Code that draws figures
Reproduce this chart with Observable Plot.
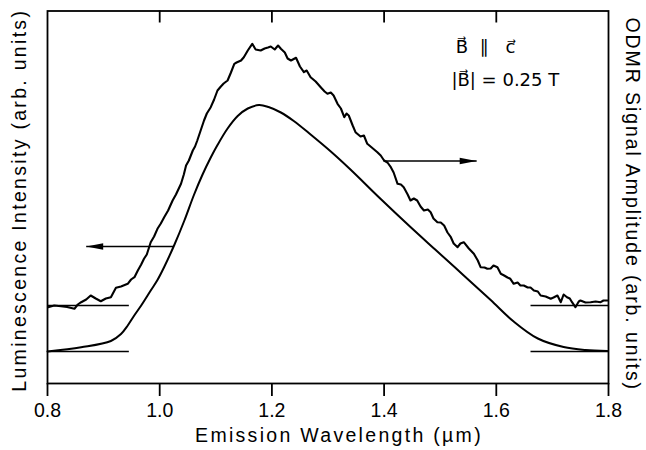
<!DOCTYPE html>
<html>
<head>
<meta charset="utf-8">
<script src="https://cdn.jsdelivr.net/npm/d3@7"></script>
<script src="https://cdn.jsdelivr.net/npm/@observablehq/plot@0.6"></script>
<style>
  html, body { margin: 0; padding: 0; background: #fff; }
  #chart svg { display: block; }
</style>
</head>
<body>
<div id="chart"></div>
<script>
// ---- data ----
const wavelengthTicks = [0.8, 1.0, 1.2, 1.4, 1.6, 1.8];

// Luminescence intensity (smooth curve), arb. units
const lumWavelength = [0.800, 0.860, 0.913, 0.931, 0.943, 0.954, 0.967, 0.984, 0.996, 1.008, 1.026, 1.044, 1.061, 1.076, 1.091, 1.103, 1.121, 1.139, 1.157, 1.177, 1.194, 1.216, 1.239, 1.269, 1.305, 1.340, 1.394, 1.447, 1.494, 1.542, 1.590, 1.631, 1.674, 1.720, 1.759, 1.798];
const lumIntensity = [0, 4.3, 10.5, 17.5, 26, 35.5, 46, 61, 71.5, 84.5, 106.5, 131, 156.5, 176.5, 194, 206.5, 223, 235.5, 243, 246.5, 244.5, 239, 230.5, 217, 200, 182, 152.5, 124.5, 100.5, 76, 51.5, 30, 13, 4.5, 1.5, 0.5];

// ODMR signal amplitude (noisy curve), arb. units
const odmrWavelength = [0.801, 0.812, 0.824, 0.835, 0.848, 0.854, 0.860, 0.869, 0.877, 0.886, 0.895, 0.904, 0.913, 0.922, 0.931, 0.943, 0.949, 0.955, 0.961, 0.967, 0.972, 0.977, 0.984, 0.990, 0.996, 1.002, 1.008, 1.015, 1.023, 1.029, 1.038, 1.043, 1.047, 1.052, 1.059, 1.063, 1.067, 1.073, 1.079, 1.084, 1.091, 1.097, 1.103, 1.109, 1.114, 1.121, 1.127, 1.133, 1.137, 1.145, 1.150, 1.157, 1.165, 1.171, 1.180, 1.187, 1.193, 1.198, 1.205, 1.211, 1.216, 1.223, 1.228, 1.234, 1.243, 1.250, 1.257, 1.262, 1.269, 1.278, 1.287, 1.294, 1.299, 1.305, 1.310, 1.317, 1.323, 1.329, 1.333, 1.337, 1.344, 1.349, 1.358, 1.364, 1.370, 1.378, 1.388, 1.394, 1.400, 1.406, 1.412, 1.417, 1.424, 1.430, 1.435, 1.442, 1.447, 1.453, 1.459, 1.465, 1.471, 1.478, 1.483, 1.488, 1.495, 1.501, 1.507, 1.513, 1.519, 1.524, 1.531, 1.536, 1.542, 1.551, 1.560, 1.567, 1.572, 1.579, 1.584, 1.590, 1.595, 1.602, 1.608, 1.614, 1.620, 1.625, 1.631, 1.638, 1.643, 1.649, 1.656, 1.661, 1.667, 1.674, 1.679, 1.688, 1.697, 1.702, 1.709, 1.715, 1.720, 1.726, 1.731, 1.735, 1.741, 1.747, 1.750, 1.759, 1.768, 1.777, 1.786, 1.791, 1.798];
const odmrSignal = [-1.7, 0, -0.7, -1.5, -3.3, 1, 3.3, 6, 10, 7, 4.3, 7, 8.3, 17.7, 19, 21.7, 26, 28.3, 35, 41, 46.7, 51, 63.3, 69, 76.7, 82, 88.3, 95, 105, 111, 121.7, 131, 140, 145, 155, 159, 165, 175, 185, 192, 198.3, 206, 215, 219, 222, 225, 233, 241.7, 243, 245, 248.3, 255, 261.7, 256, 255, 257, 258, 259, 256, 260, 256.7, 253, 247, 245, 247.7, 239, 233.3, 235, 228.3, 224, 218.3, 214, 211.7, 213, 210, 201.7, 197, 188.3, 192, 190, 180, 173.3, 169, 170, 161.7, 158, 153.3, 150, 145, 143, 138.3, 133, 121.7, 121, 118.3, 111, 105, 107, 105, 99, 95, 96, 93.3, 87, 83.3, 83, 80, 73, 68.3, 62, 58.3, 62, 63.3, 57, 51.7, 45, 38.3, 38, 36.7, 37, 40, 38.3, 31.7, 30, 28, 26.7, 21.7, 23, 20, 20, 18, 18, 15, 14, 10, 9, 6.7, 8, 10, 3.3, 11, 8.3, 7, 3.3, -1.7, 4, 5, 3, 3.3, 4, 3.3, 5, 5];

// baseline markers (start/end wavelengths of the short zero lines)
const baselineLeft = [0.8, 0.945];
const baselineRight = [1.661, 1.8];
// arrows: from/to wavelength, and level on the curve's own scale
const lumArrow = {from: 1.025, to: 0.869, level: 105};
const odmrArrow = {from: 1.399, to: 1.565, level: 144.5};

const annotationLines = ["B\u20D7\u00A0\u00A0\u2225\u00A0\u00A0\u00A0c\u20D7", "|B\u20D7| = 0.25 T"];
const annotationX = [1.5275, 1.52];
const annotationY = [304, 271];

const xLabel = "Emission Wavelength (µm)";
const yLabelLeft = "Luminescence Intensity (arb. units)";
const yLabelRight = "ODMR Signal Amplitude (arb. units)";

// ---- build ----
const odmrOffset = 46; // ODMR zero sits above the luminescence zero
const lum = lumWavelength.map((w, i) => ({w, v: lumIntensity[i]}));
const odmr = odmrWavelength.map((w, i) => ({w, v: odmrSignal[i] + odmrOffset}));
const notes = annotationLines.map((t, i) => ({t, x: annotationX[i], y: annotationY[i]}));

const yMin = -32, yMax = 340.5;
const baselines = [
  {x1: baselineLeft[0], x2: baselineLeft[1], y: 0},
  {x1: baselineRight[0], x2: baselineRight[1], y: 0},
  {x1: baselineLeft[0], x2: baselineLeft[1], y: odmrOffset},
  {x1: baselineRight[0], x2: baselineRight[1], y: odmrOffset}
];
const arrows = [
  {x1: lumArrow.from, x2: lumArrow.to, y: lumArrow.level, rot: 180},
  {x1: odmrArrow.from, x2: odmrArrow.to, y: odmrArrow.level + odmrOffset, rot: 0}
];
const headSymbol = {
  draw(ctx) {
    ctx.moveTo(0, 0);
    ctx.lineTo(-17, -3.3);
    ctx.lineTo(-17, 3.3);
    ctx.closePath();
  }
};

const font = "'Liberation Sans', Arial, sans-serif";

const chart = Plot.plot({
  width: 646,
  height: 450,
  marginLeft: 47,
  marginRight: 38,
  marginTop: 10.5,
  marginBottom: 67,
  style: {fontFamily: font, background: "#fff", color: "#000"},
  x: {domain: [0.8, 1.8]},
  y: {domain: [yMin, yMax], axis: null},
  marks: [
    Plot.frame({stroke: "#000", strokeWidth: 1.8}),
    Plot.axisX({
      ticks: wavelengthTicks,
      tickSize: 13,
      tickPadding: 7,
      tickFormat: d3.format(".1f"),
      fontSize: 19.5,
      strokeWidth: 1.8,
      label: null
    }),
    Plot.ruleX(wavelengthTicks.slice(1, -1), {y1: yMax, y2: yMax - 12, stroke: "#000", strokeWidth: 1.8}),
    Plot.link(baselines, {x1: "x1", x2: "x2", y1: "y", y2: "y", stroke: "#000", strokeWidth: 1.3}),
    Plot.line(lum, {x: "w", y: "v", curve: "catmull-rom", stroke: "#000", strokeWidth: 2}),
    Plot.line(odmr, {x: "w", y: "v", stroke: "#000", strokeWidth: 2.1, strokeLinejoin: "round"}),
    Plot.link(arrows, {x1: "x1", x2: "x2", y1: "y", y2: "y", stroke: "#000", strokeWidth: 1.3}),
    Plot.dot(arrows, {x: "x2", y: "y", rotate: "rot", symbol: headSymbol, fill: "#000", stroke: "none", r: 5}),
    Plot.text(notes, {x: "x", y: "y", text: "t", textAnchor: "start", fontSize: 18, fontFamily: "'DejaVu Sans', sans-serif"}),
    Plot.text([xLabel], {frameAnchor: "bottom", textAnchor: "middle", dx: 11, dy: 58, fontSize: 19.5, text: d => d}),
    Plot.text([yLabelLeft], {frameAnchor: "left", textAnchor: "middle", dx: -28, dy: 3, rotate: -90, fontSize: 19.5, text: d => d}),
    Plot.text([yLabelRight], {frameAnchor: "right", textAnchor: "middle", dx: 24, dy: 7, rotate: 90, fontSize: 19.5, text: d => d})
  ]
});
d3.select(chart).selectAll("text")
  .filter(function() { return [xLabel, yLabelLeft].includes(this.textContent); })
  .style("letter-spacing", "2.3px");
d3.select(chart).selectAll("text")
  .filter(function() { return this.textContent === yLabelRight; })
  .style("letter-spacing", "1.9px");
document.getElementById("chart").appendChild(chart);
</script>
</body>
</html>
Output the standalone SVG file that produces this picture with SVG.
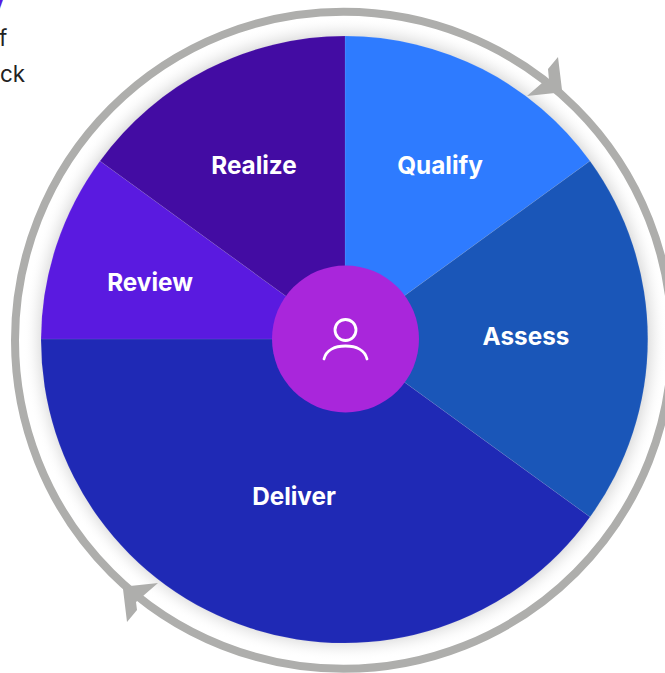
<svg xmlns="http://www.w3.org/2000/svg" width="665" height="673" viewBox="0 0 665 673">
<style>
.lbl{font-family:Inter,"Liberation Sans",sans-serif;font-weight:700;font-size:24.300px;fill:#fff;text-anchor:middle}
.body{font-family:Inter,"Liberation Sans",sans-serif;font-size:22.500px;fill:#222}
.hd{font-family:Inter,"Liberation Sans",sans-serif;font-weight:700;font-size:28px;fill:#5a1ae0}
.arrow{fill:#aeaeac}
.seg{stroke:#fff;stroke-opacity:.1;stroke-width:.8}
</style>
<defs>
<radialGradient id="halo" gradientUnits="userSpaceOnUse" cx="345" cy="339" r="322">
<stop offset="0.93" stop-color="#999" stop-opacity="0.38"/>
<stop offset="0.97" stop-color="#bbb" stop-opacity="0.12"/>
<stop offset="1" stop-color="#fff" stop-opacity="0"/>
</radialGradient>
</defs>
<rect width="665" height="673" fill="#fff"/>
<text class="hd" x="-10" y="6">y</text>
<text class="body" x="-1" y="46">f</text>
<text class="body" x="0" y="82">ck</text>
<circle cx="345" cy="339" r="322" fill="url(#halo)"/>
<g id="connectors">
<circle cx="343.500" cy="340.300" r="328.500" fill="none" stroke="#aeaeac" stroke-width="8"/>
<path class="arrow" d="M558 57L548 69L549 80L542 83L527 96L555 93L562 90Z"/>
<path class="arrow" d="M158 583L130 586L123 589L127 622L137 610L136 602L143 596Z"/>
</g>
<g id="qualify"><path class="seg" d="M345 339V36A303 303 0 0 1 590 161Z" fill="#2e7bff"/><text class="lbl" x="440" y="174">Qualify</text></g>
<g id="assess"><path class="seg" d="M345 339L590 161A303 303 0 0 1 590 517Z" fill="#1a56b8"/><text class="lbl" x="526" y="345">Assess</text></g>
<g id="deliver"><path class="seg" d="M345 339L590 517A303 303 0 0 1 41 339Z" fill="#1f29b5"/><text class="lbl" x="294" y="505">Deliver</text></g>
<g id="review"><path class="seg" d="M345 339H41A303 303 0 0 1 100 161Z" fill="#5a1ae0"/><text class="lbl" x="150" y="291">Review</text></g>
<g id="realize"><path class="seg" d="M345 339L100 161A303 303 0 0 1 345 36Z" fill="#430ca3"/><text class="lbl" x="254" y="174">Realize</text></g>
<g id="center">
<circle cx="345.500" cy="339" r="73.500" fill="#a926db"/>
<circle cx="345.500" cy="330" r="10.500" fill="none" stroke="#fff" stroke-width="2.800"/>
<path d="M324 359C326 350 335 346 345.500 346C356 346 365 350 367 359" fill="none" stroke="#fff" stroke-width="2.800" stroke-linecap="round"/>
</g>
</svg>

**Instructions for the task**. Your task is to reproduce the entries above word for word, from the first line through the line with "const wavelengthTicks = [0.8, 1.0, 1.2, 1.4, 1.6, 1.8];", and please leave out any pictures.

**Solution below**.
Reproduce this chart with Observable Plot.
<!DOCTYPE html>
<html>
<head>
<meta charset="utf-8">
<script src="https://cdn.jsdelivr.net/npm/d3@7"></script>
<script src="https://cdn.jsdelivr.net/npm/@observablehq/plot@0.6"></script>
<style>
  html, body { margin: 0; padding: 0; background: #fff; }
  #chart svg { display: block; }
</style>
</head>
<body>
<div id="chart"></div>
<script>
// ---- data ----
const wavelengthTicks = [0.8, 1.0, 1.2, 1.4, 1.6, 1.8];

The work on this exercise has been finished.